Short problem: Print the records below exactly, from the line containing "Reproduce this diagram with TikZ." down to the line containing "(1461,888) -- (1386,888);", both lines included, and omit every picture.

Material provided:
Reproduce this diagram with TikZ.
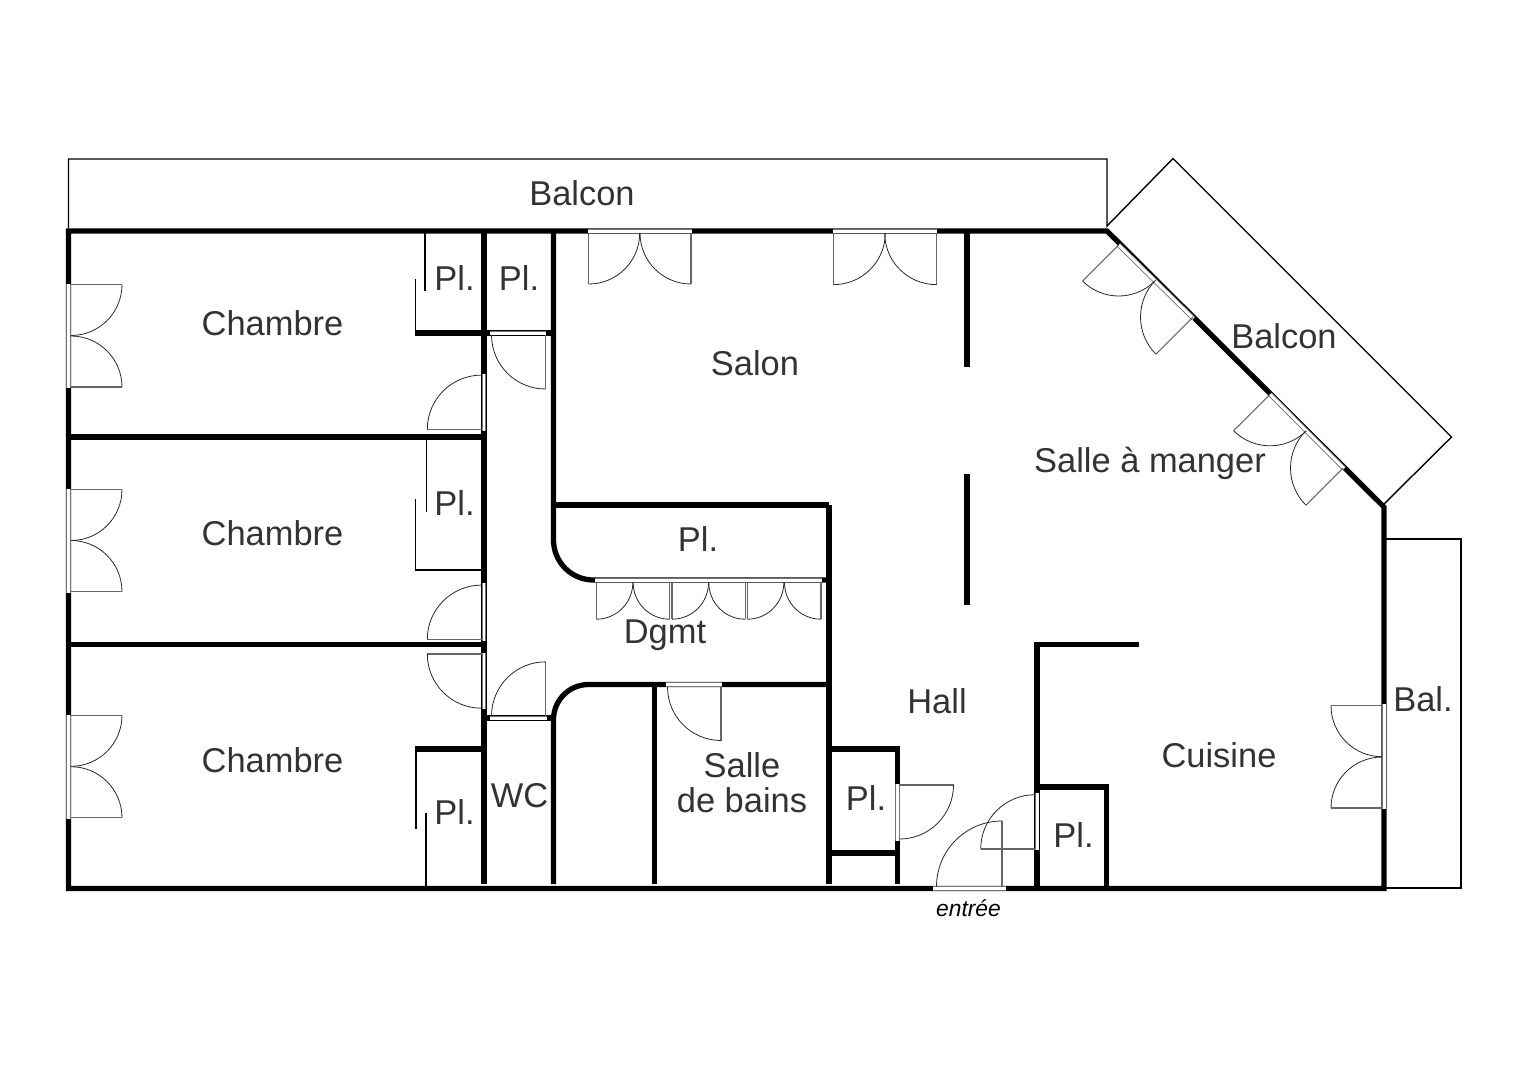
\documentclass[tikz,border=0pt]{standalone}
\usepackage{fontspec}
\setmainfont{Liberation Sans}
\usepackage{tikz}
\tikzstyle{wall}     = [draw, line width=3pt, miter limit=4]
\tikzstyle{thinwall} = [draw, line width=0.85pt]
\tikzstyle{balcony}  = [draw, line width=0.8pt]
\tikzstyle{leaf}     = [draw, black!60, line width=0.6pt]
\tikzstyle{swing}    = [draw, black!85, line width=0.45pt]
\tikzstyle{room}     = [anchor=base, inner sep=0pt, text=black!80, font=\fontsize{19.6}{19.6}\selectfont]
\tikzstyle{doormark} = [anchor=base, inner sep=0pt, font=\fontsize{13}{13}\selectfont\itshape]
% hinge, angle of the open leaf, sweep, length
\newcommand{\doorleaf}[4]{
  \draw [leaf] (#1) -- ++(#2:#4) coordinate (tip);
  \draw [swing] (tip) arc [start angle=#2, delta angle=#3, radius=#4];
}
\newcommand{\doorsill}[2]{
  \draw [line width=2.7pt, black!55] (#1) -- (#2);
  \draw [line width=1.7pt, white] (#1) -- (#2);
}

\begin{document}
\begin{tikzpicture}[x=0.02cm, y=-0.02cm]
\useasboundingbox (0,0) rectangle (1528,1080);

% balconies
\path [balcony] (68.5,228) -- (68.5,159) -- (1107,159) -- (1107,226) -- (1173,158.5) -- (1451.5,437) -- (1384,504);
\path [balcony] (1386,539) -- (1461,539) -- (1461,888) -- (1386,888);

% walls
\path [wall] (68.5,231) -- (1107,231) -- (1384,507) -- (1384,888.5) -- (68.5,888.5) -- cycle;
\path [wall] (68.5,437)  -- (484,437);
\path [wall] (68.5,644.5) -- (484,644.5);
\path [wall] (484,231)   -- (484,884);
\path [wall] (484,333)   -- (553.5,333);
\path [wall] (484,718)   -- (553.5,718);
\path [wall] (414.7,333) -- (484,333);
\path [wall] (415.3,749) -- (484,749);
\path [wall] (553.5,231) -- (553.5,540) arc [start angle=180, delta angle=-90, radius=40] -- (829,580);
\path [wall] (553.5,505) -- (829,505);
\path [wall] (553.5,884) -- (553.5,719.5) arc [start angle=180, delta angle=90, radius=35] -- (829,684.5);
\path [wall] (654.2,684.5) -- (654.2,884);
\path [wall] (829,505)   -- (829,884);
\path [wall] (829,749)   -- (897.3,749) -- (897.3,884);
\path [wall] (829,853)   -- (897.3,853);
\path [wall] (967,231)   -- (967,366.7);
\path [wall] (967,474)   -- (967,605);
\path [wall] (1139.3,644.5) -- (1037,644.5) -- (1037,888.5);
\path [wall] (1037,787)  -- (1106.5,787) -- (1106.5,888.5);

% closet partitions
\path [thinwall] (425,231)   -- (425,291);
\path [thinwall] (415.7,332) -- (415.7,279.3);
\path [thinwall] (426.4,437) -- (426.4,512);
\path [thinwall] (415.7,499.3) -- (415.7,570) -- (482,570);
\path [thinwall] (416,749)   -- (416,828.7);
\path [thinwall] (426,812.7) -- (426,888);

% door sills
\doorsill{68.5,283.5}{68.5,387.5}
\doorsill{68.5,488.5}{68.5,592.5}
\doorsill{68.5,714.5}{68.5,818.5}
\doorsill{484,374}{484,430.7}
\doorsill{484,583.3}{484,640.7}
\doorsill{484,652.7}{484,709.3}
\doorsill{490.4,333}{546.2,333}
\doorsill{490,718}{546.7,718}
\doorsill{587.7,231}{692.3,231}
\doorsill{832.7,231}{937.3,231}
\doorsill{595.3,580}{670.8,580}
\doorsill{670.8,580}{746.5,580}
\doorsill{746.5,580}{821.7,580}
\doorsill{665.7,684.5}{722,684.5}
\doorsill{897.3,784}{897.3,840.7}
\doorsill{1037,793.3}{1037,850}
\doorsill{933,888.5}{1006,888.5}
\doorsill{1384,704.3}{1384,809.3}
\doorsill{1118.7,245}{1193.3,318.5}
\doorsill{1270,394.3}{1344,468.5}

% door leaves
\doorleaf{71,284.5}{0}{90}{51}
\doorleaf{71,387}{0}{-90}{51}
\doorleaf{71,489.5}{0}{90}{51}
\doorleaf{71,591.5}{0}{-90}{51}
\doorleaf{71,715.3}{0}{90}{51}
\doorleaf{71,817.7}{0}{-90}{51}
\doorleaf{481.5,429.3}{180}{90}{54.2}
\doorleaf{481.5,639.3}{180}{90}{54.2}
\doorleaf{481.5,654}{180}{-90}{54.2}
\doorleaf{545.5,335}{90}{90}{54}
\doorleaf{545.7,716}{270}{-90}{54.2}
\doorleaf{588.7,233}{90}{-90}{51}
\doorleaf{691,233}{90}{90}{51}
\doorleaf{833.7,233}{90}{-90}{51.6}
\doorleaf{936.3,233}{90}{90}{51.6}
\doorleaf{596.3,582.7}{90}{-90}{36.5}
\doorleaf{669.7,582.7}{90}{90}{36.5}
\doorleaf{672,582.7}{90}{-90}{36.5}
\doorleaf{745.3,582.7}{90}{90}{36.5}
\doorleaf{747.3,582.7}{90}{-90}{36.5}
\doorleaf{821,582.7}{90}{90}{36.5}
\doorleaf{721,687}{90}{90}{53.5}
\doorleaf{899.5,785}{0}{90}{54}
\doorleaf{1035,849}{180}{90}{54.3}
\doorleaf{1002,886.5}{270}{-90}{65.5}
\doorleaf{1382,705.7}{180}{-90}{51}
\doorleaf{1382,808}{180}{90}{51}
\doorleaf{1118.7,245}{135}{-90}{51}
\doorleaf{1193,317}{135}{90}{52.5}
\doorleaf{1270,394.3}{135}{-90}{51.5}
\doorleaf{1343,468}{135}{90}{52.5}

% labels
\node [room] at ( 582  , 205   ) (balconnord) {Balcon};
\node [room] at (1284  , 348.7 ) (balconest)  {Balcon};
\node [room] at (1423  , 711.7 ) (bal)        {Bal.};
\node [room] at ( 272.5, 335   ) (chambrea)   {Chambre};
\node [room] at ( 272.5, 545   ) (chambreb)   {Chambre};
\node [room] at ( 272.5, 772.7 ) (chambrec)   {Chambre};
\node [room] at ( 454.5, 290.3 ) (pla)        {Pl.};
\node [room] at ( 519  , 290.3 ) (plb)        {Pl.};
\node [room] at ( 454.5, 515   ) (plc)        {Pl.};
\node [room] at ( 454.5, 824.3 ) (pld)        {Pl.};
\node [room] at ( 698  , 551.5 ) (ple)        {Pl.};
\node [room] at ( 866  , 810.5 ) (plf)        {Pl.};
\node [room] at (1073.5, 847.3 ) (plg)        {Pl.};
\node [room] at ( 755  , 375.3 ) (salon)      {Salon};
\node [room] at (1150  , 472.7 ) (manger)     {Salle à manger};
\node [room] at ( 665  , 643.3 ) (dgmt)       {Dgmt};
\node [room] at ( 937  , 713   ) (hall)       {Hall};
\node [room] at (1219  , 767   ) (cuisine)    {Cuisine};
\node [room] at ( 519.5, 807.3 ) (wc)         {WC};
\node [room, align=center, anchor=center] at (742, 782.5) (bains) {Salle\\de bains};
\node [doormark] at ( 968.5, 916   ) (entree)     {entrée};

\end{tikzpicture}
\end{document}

...

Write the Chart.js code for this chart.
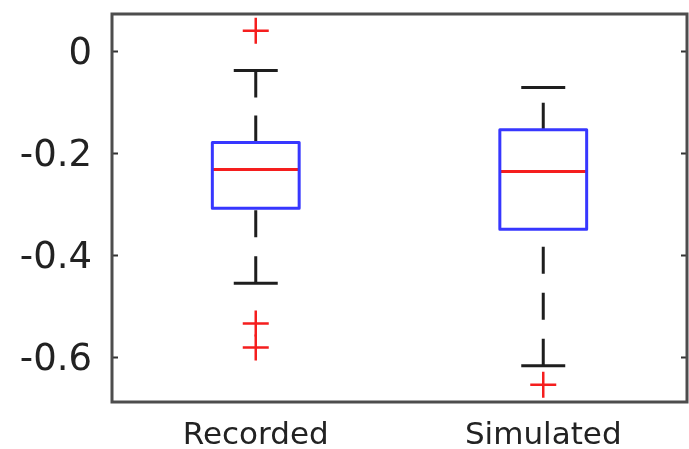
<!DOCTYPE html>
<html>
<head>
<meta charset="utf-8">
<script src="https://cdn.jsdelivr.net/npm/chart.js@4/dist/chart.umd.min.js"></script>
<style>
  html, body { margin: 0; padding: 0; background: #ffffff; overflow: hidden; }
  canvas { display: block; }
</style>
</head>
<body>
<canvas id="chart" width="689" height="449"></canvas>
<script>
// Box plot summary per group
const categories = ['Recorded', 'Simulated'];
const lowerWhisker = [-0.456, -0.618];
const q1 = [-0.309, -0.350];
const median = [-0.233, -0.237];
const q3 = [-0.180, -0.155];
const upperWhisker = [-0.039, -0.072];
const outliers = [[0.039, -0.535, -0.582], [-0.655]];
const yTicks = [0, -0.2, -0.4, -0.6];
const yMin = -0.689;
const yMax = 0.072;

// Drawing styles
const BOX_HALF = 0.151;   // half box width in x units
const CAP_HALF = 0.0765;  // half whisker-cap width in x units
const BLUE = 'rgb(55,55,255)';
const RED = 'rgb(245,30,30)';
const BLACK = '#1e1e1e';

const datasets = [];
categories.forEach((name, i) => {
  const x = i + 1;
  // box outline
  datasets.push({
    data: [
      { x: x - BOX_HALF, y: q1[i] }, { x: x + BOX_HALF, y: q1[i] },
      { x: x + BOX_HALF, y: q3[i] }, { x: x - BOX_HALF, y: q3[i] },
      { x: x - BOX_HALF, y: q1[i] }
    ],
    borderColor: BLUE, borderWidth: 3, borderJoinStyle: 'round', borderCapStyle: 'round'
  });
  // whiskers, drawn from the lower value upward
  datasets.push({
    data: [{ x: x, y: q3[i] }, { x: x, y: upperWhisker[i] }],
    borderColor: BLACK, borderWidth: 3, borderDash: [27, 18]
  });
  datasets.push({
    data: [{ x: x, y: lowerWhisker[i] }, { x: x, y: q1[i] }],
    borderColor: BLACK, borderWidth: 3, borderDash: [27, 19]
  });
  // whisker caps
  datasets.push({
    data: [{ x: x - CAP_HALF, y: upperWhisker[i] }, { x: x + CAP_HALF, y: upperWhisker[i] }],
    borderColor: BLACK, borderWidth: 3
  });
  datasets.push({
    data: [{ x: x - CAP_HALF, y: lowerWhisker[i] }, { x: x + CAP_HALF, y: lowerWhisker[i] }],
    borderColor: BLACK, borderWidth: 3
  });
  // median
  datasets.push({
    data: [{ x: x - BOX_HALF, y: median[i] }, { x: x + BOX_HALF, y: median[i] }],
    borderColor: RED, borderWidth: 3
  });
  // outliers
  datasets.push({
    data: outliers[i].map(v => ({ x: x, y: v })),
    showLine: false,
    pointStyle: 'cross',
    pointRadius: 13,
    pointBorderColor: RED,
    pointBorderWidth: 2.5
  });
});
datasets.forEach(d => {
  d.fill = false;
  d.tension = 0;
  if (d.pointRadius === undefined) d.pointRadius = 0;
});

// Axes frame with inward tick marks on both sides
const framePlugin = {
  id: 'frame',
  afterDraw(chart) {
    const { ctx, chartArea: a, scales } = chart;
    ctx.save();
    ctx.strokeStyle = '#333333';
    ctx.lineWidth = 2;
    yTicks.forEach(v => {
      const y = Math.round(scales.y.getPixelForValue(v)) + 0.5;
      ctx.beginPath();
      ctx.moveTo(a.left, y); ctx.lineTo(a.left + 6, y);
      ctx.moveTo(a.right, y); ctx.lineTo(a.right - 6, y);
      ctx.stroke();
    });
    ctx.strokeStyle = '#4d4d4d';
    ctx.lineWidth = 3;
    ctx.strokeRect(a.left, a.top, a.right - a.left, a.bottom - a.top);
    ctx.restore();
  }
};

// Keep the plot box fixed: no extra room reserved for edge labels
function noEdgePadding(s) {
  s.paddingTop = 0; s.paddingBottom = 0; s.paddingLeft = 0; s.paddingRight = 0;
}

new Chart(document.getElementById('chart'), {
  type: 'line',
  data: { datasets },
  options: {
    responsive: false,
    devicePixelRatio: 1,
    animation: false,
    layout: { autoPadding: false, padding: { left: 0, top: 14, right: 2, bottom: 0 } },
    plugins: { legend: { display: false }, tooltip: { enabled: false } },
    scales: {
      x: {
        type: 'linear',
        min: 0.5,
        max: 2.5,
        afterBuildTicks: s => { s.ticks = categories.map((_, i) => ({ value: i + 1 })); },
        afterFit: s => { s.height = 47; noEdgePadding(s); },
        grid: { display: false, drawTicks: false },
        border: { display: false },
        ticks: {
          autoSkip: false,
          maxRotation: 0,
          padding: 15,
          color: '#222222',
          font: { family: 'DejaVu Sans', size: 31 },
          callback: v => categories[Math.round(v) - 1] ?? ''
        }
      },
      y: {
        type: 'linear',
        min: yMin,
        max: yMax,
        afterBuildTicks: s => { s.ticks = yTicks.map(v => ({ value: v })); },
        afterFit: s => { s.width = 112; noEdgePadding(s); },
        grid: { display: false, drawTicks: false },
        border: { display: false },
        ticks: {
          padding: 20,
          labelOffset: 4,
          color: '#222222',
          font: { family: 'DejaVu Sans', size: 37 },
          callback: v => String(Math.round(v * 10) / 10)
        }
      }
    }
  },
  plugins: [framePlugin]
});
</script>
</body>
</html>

Solution to the exercise:
Reproduce this diagram with TikZ.
\documentclass[tikz,border=0pt]{standalone}
\usepackage{fontspec}
\setmainfont{Liberation Sans}
\usepackage{tikz}
\tikzstyle{wall}     = [draw, line width=3pt, miter limit=4]
\tikzstyle{thinwall} = [draw, line width=0.85pt]
\tikzstyle{balcony}  = [draw, line width=0.8pt]
\tikzstyle{leaf}     = [draw, black!60, line width=0.6pt]
\tikzstyle{swing}    = [draw, black!85, line width=0.45pt]
\tikzstyle{room}     = [anchor=base, inner sep=0pt, text=black!80, font=\fontsize{19.6}{19.6}\selectfont]
\tikzstyle{doormark} = [anchor=base, inner sep=0pt, font=\fontsize{13}{13}\selectfont\itshape]
% hinge, angle of the open leaf, sweep, length
\newcommand{\doorleaf}[4]{
  \draw [leaf] (#1) -- ++(#2:#4) coordinate (tip);
  \draw [swing] (tip) arc [start angle=#2, delta angle=#3, radius=#4];
}
\newcommand{\doorsill}[2]{
  \draw [line width=2.7pt, black!55] (#1) -- (#2);
  \draw [line width=1.7pt, white] (#1) -- (#2);
}

\begin{document}
\begin{tikzpicture}[x=0.02cm, y=-0.02cm]
\useasboundingbox (0,0) rectangle (1528,1080);

% balconies
\path [balcony] (68.5,228) -- (68.5,159) -- (1107,159) -- (1107,226) -- (1173,158.5) -- (1451.5,437) -- (1384,504);
\path [balcony] (1386,539) -- (1461,539) -- (1461,888) -- (1386,888);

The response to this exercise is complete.